Quote the operative limitation: a "spaced optical collimator array" sitting between the display and the optical sensor array. Goodix's grant US10331939B2, "Multi-layer optical designs of under-screen optical sensor module having spaced optical collimator array and optical sensor array for on-screen fingerprint sensing" (issued June 25, 2019; assignee Shenzhen Goodix Technology), is a granted patent, and that collimator array is what makes the whole thing function.

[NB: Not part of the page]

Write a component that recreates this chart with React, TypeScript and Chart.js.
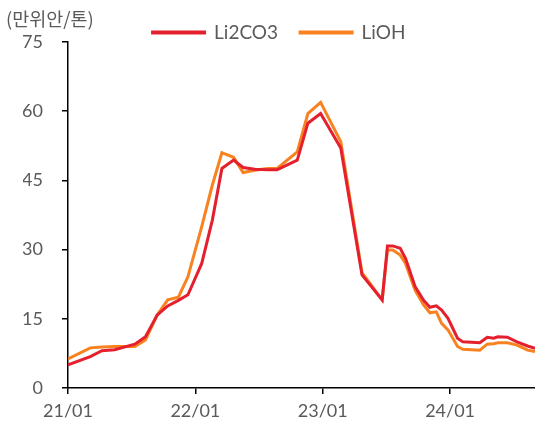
import React, { useEffect, useRef } from "react";
import { Chart, registerables } from "chart.js";

Chart.register(...registerables);

// month index since 2021/01 (fractional = within-month samples)
const months = [
  0, 2.1, 3.2, 4.4, 6.3, 7.3, 8.4, 9.4, 10.4, 11.3, 12.6, 13.6, 14.5, 15.6, 16.5,
  17.6, 18.8, 19.7, 21.6, 22.6, 23.8, 25.7, 27.7, 29.6, 30.1, 30.6, 31.3, 31.8,
  32.7, 33.5, 34.1, 34.7, 35.2, 35.8, 36.7, 37.2, 38.8, 39.5, 40.1, 40.5, 41.4,
  42.3, 43.3, 44.0,
];
const li2co3 = [
  5.0, 6.8, 8.1, 8.3, 9.5, 11.1, 15.8, 17.8, 19.0, 20.2, 27.0, 36.4, 47.6, 49.4,
  47.8, 47.4, 47.3, 47.3, 49.4, 57.4, 59.5, 52.0, 24.5, 19.1, 30.8, 30.8, 30.3,
  28.1, 22.0, 19.0, 17.5, 17.8, 16.9, 15.1, 10.8, 10.0, 9.8, 11.0, 10.8, 11.1,
  11.0, 10.0, 9.1, 8.6,
];
const lioh = [
  6.3, 8.7, 8.9, 9.0, 9.0, 10.4, 15.8, 19.1, 19.7, 24.1, 35.0, 44.0, 51.0, 50.0,
  46.7, 47.2, 47.6, 47.6, 51.2, 59.5, 61.9, 53.4, 25.0, 19.1, 29.9, 29.9, 28.8,
  27.0, 21.2, 18.0, 16.3, 16.5, 14.0, 12.6, 9.0, 8.4, 8.2, 9.5, 9.6, 9.8, 9.8,
  9.3, 8.2, 7.9,
];
const xTickLabels: Record<number, string> = { 0: "21/01", 12: "22/01", 24: "23/01", 36: "24/01" };
const yTicks = [0, 15, 30, 45, 60, 75];
const unitLabel = "(만위안/톤)";

const FONT = "Lato, 'Noto Sans', sans-serif";
const GRAY = "#5a5a5a";

export default function App() {
  const ref = useRef<HTMLCanvasElement | null>(null);
  useEffect(() => {
    document.body.style.margin = "0";
    const ctx = ref.current!;
    const chart = new Chart(ctx, {
      type: "line",
      data: {
        datasets: [
          {
            label: "Li2CO3",
            data: months.map((m, i) => ({ x: m, y: li2co3[i] })),
            borderColor: "#E5202E",
            backgroundColor: "#E5202E",
            borderWidth: 3,
            pointRadius: 0,
            tension: 0,
          },
          {
            label: "LiOH",
            data: months.map((m, i) => ({ x: m, y: lioh[i] })),
            borderColor: "#F7821F",
            backgroundColor: "#F7821F",
            borderWidth: 3,
            pointRadius: 0,
            tension: 0,
          },
        ],
      },
      options: {
        responsive: false,
        animation: false,
        layout: { padding: { left: 23, right: 0, top: 1, bottom: 0 } },
        plugins: {
          tooltip: { enabled: false },
          legend: {
            display: true,
            position: "top",
            maxHeight: 41,
            labels: {
              boxWidth: 52,
              boxHeight: 1,
              padding: 22,
              color: GRAY,
              font: { family: FONT, size: 19 },
            },
          },
        },
        scales: {
          x: {
            type: "linear",
            min: 0,
            max: 44,
            afterFit: (s: any) => {
              s.height = 42;
            },
            afterBuildTicks: (s: any) => {
              s.ticks = Object.keys(xTickLabels).map((k) => ({ value: Number(k) }));
            },
            ticks: {
              includeBounds: false,
              autoSkip: false,
              maxRotation: 0,
              padding: 6,
              color: GRAY,
              font: { family: FONT, size: 18 },
              callback: (v: any) => xTickLabels[Number(v)] ?? "",
            },
            grid: { display: true, drawOnChartArea: false, tickLength: 6, color: "#000", lineWidth: 1.5 },
            border: { display: true, color: "#000", width: 1.5 },
          },
          y: {
            min: 0,
            max: 75,
            afterFit: (s: any) => {
              s.width = 45;
            },
            afterBuildTicks: (s: any) => {
              s.ticks = yTicks.map((v) => ({ value: v }));
            },
            ticks: {
              padding: 19,
              crossAlign: "near",
              color: GRAY,
              font: { family: FONT, size: 18 },
            },
            grid: { display: true, drawOnChartArea: false, tickLength: 6, color: "#000", lineWidth: 1.5 },
            border: { display: true, color: "#000", width: 1.5 },
          },
        },
      },
    });
    return () => chart.destroy();
  }, []);
  return (
    <div style={{ position: "absolute", left: 0, top: 0, width: 535, height: 430 }}>
      <canvas ref={ref} width={535} height={430} />
      <div
        style={{
          position: "absolute",
          left: 6,
          top: 6,
          fontFamily: "'Noto Sans CJK KR', sans-serif",
          fontSize: 18.5,
          color: GRAY,
          lineHeight: "24px",
          whiteSpace: "nowrap",
        }}
      >
        {unitLabel}
      </div>
    </div>
  );
}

Here is the problem the claim solves. To read a fingerprint through a phone screen, you shine light at the finger pressed on the glass and capture the reflection with a sensor under the display. But light reflecting off the ridges and valleys of a finger scatters in every direction, and a sensor that collected all of it would see a smeared, useless blur. You need to collect only the light traveling nearly straight up — the rays that actually carry the ridge pattern. That is what a collimator does: it is an array of tiny straight channels that pass vertical light and block oblique light.
So the element that does the work is the collimator array specifically. The display, the light source, and the sensor are all conventional. The invention is interposing a structured collimator that turns scattered reflection into a clean image. Read the claim and the scope tracks that: it reads on under-display optical sensors that use a collimator-based optical path, which is a large share of the optical (as opposed to ultrasonic) under-display fingerprint market.
The granted-patent point matters for the assertion read. This is a 2019 B2 grant — issued, enforceable scope, with a priority chain that predates the broad commercialization of in-display sensors. A foundational, early, granted claim on the collimator approach is exactly the kind of asset that anchors a licensing program across the many phone makers who adopted optical in-display sensing.
Where the scope ends: ultrasonic under-display sensors — the approach Qualcomm pushed — work on a completely different physical principle (sound, not light) and do not read on a collimator-optics claim. And later refinements (anti-spoofing, moiré mitigation) live in separate filings, including Goodix's own. The discipline is to claim exactly the collimator optical path and not overstate it into "the in-display fingerprint sensor." Within the optical lane, though, this is the load-bearing grant.